-- begin --

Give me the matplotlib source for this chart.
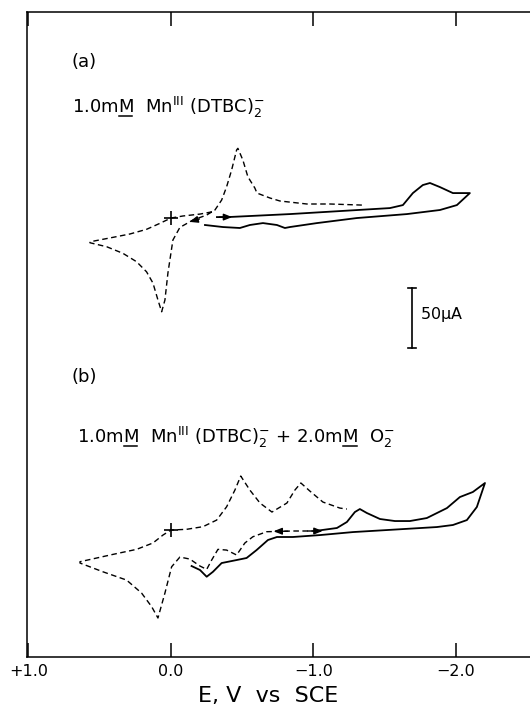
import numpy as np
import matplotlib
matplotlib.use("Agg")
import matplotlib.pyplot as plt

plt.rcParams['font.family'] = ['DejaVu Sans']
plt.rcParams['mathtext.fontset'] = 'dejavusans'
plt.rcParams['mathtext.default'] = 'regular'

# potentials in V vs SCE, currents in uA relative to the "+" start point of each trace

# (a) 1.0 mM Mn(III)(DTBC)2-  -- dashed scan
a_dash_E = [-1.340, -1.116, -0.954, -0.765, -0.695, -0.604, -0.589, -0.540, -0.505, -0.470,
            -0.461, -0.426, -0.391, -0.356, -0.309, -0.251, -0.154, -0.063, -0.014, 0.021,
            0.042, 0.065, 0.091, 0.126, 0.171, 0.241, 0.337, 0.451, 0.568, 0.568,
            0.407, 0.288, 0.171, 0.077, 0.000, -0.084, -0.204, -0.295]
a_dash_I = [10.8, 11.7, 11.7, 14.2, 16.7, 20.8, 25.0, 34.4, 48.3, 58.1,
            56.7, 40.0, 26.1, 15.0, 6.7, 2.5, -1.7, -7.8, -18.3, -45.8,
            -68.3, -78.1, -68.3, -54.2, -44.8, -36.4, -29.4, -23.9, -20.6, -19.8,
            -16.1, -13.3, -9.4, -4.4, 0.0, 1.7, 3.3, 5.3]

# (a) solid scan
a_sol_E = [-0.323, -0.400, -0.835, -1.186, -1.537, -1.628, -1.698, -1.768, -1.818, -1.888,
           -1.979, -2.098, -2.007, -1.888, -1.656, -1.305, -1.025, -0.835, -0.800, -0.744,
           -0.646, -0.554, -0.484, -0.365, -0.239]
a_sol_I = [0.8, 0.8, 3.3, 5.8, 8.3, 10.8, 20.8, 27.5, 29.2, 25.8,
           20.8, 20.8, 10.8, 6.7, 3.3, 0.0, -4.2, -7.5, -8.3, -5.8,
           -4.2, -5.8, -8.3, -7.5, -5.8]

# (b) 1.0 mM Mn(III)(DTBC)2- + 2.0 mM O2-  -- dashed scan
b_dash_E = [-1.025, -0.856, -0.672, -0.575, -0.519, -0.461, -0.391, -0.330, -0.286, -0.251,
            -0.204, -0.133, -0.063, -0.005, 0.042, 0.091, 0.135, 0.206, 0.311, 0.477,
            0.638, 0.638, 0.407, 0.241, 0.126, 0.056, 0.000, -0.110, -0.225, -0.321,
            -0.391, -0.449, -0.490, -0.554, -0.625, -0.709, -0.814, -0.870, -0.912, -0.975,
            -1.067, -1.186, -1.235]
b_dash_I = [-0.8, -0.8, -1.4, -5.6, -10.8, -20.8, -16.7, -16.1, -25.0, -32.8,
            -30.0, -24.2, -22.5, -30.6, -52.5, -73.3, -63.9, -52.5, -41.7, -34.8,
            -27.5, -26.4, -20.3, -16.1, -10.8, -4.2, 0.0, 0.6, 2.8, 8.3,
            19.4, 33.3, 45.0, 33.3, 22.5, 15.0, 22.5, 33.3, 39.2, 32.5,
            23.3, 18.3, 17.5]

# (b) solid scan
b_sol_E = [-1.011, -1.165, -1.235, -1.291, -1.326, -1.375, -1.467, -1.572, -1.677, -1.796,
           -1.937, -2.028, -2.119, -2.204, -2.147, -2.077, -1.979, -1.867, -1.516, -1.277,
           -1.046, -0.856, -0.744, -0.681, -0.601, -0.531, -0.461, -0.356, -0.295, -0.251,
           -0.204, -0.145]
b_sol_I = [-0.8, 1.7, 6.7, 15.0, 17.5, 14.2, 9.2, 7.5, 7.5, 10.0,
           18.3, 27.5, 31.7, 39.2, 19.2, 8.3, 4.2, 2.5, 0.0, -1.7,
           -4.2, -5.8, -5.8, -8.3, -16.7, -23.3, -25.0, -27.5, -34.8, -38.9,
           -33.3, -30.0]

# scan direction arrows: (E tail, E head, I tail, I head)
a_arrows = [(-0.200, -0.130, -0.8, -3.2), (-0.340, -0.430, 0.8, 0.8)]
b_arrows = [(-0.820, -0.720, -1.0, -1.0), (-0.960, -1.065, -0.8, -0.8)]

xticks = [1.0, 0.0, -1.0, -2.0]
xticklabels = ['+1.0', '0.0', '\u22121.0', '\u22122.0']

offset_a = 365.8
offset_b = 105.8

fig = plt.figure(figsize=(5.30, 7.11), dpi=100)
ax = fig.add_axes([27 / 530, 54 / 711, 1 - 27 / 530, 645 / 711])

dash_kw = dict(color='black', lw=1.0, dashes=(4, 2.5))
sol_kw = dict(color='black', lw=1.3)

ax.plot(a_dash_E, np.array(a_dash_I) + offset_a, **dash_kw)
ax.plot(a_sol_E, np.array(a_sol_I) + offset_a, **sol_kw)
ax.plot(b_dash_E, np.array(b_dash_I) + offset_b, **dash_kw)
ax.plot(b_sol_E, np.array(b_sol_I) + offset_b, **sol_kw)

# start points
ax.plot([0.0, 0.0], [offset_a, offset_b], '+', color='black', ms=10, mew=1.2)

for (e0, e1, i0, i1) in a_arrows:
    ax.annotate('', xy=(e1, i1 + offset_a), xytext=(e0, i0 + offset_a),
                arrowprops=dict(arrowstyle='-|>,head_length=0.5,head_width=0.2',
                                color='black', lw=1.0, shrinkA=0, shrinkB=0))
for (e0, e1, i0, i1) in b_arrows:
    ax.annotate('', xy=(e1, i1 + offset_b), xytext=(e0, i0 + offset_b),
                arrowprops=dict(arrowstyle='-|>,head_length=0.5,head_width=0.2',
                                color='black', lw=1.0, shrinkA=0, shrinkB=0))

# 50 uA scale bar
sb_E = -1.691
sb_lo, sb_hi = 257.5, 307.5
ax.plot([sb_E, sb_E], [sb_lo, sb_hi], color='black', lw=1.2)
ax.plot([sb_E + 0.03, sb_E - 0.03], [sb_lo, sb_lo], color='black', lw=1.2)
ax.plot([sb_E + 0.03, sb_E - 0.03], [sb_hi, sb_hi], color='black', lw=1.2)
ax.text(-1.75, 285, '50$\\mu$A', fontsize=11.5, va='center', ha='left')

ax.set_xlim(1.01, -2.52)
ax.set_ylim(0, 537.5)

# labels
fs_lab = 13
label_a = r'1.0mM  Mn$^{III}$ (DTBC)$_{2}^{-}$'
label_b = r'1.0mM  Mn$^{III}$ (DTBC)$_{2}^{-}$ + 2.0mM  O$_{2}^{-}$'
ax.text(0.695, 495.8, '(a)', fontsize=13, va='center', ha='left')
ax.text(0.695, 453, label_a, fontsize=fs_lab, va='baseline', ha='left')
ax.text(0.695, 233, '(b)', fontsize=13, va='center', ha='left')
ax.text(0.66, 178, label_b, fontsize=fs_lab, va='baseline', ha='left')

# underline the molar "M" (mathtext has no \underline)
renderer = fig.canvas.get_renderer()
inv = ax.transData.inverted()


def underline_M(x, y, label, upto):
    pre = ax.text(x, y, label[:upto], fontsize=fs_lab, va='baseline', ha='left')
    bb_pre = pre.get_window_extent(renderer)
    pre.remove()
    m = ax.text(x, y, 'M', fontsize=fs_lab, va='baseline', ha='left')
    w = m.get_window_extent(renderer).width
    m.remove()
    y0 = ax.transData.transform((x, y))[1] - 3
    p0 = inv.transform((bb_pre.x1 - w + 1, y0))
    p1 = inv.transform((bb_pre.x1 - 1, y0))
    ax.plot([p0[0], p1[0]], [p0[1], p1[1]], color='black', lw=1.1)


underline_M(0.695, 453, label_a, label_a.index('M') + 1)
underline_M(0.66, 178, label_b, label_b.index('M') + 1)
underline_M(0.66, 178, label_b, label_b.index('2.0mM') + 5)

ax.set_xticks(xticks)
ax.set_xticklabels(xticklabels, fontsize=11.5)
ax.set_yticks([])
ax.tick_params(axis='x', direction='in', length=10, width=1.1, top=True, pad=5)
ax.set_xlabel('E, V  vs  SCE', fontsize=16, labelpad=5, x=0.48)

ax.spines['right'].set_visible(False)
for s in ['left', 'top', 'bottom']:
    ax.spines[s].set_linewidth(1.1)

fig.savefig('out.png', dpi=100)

-- end --

What is needed: With the pictures left out, restate word for word every line of the data above, from the first down to the line that contains "# potentials in".

Solution:
Give me the matplotlib source for this chart.
import numpy as np
import matplotlib
matplotlib.use("Agg")
import matplotlib.pyplot as plt

plt.rcParams['font.family'] = ['DejaVu Sans']
plt.rcParams['mathtext.fontset'] = 'dejavusans'
plt.rcParams['mathtext.default'] = 'regular'

# potentials in V vs SCE, currents in uA relative to the "+" start point of each trace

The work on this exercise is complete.